The House of Representatives passed another short-term continuing resolution Tuesday night that would bolster military spending and keep the government funded through March 23. The measure passed 245-182, with eight Republicans crossing over to vote "no," and 17 Democrats crossing over to vote "yes."

The resolution will now be sent to the Senate, where significant negotiations are still ongoing. Those negotiations do not, however, seem likely to include a legislative DACA fix, as they did before the last shutdown.

What's in the resolution?

The bill passed by the House would keep the Department of Defense funded for an additional eight months, at increased levels from current spending. It would fund all non-defense programs through March 23rd at current levels.

The bill does not include any language whatsoever on the future of DACA recipients, and it is not expected that any immigration proposals at all will be part of the current funding discussion. The government will shut down on February 8th unless both chambers pass a funding bill.

What's next?

The bill moves on to the Senate, which is likely to send it back to the House with some revisions. A major sticking point for Democrats, who retain the ability to filibuster a funding bill, is the issue of increased military funding. Senate Minority Leader Chuck Schumer (D-N.Y.) has stated that any increases in military spending should be accompanied by an equivalent increase in non-defense spending.

However, Republicans in both the Senate and the House would likely oppose such a plan, so the Senate is widely expected to send the bill back to the House with the increases in military spending stripped out of the continuing resolution.

This may cost the measure some Republican votes in the House, but both sides are confident that a deal will get done to avoid a government shutdown.
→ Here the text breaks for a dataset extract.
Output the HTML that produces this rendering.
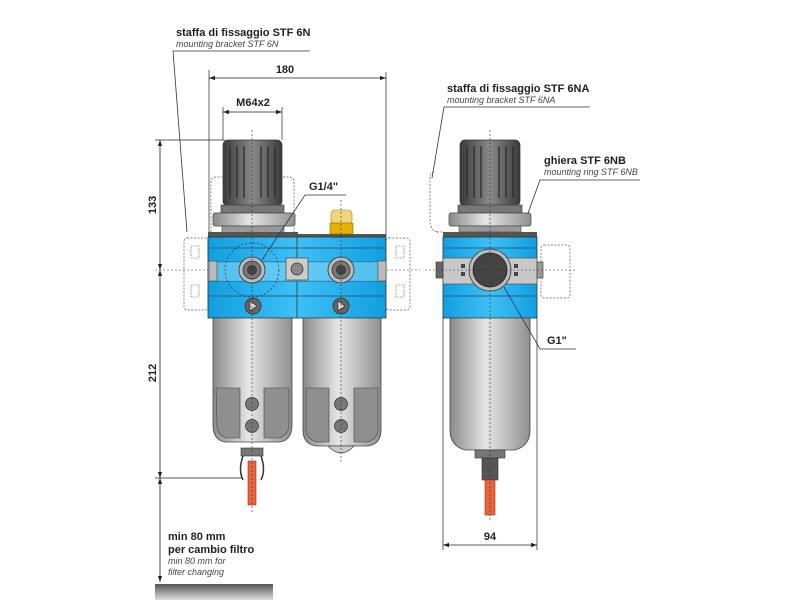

White House Chief of Staff John Kelly told reporters on Tuesday that he was "optimistic" a deal could be reached to avert a shutdown.

The Senate is also attempting to reach an agreement on spending caps as part of this funding measure, but it is unclear if leadership in the House is on board with such a plan.

Afterwards, the bill will be presented to President Trump, who is widely expected to sign it, in spite of his declaration earlier Tuesday that he would welcome a government shutdown in order to ensure a strong border security bill.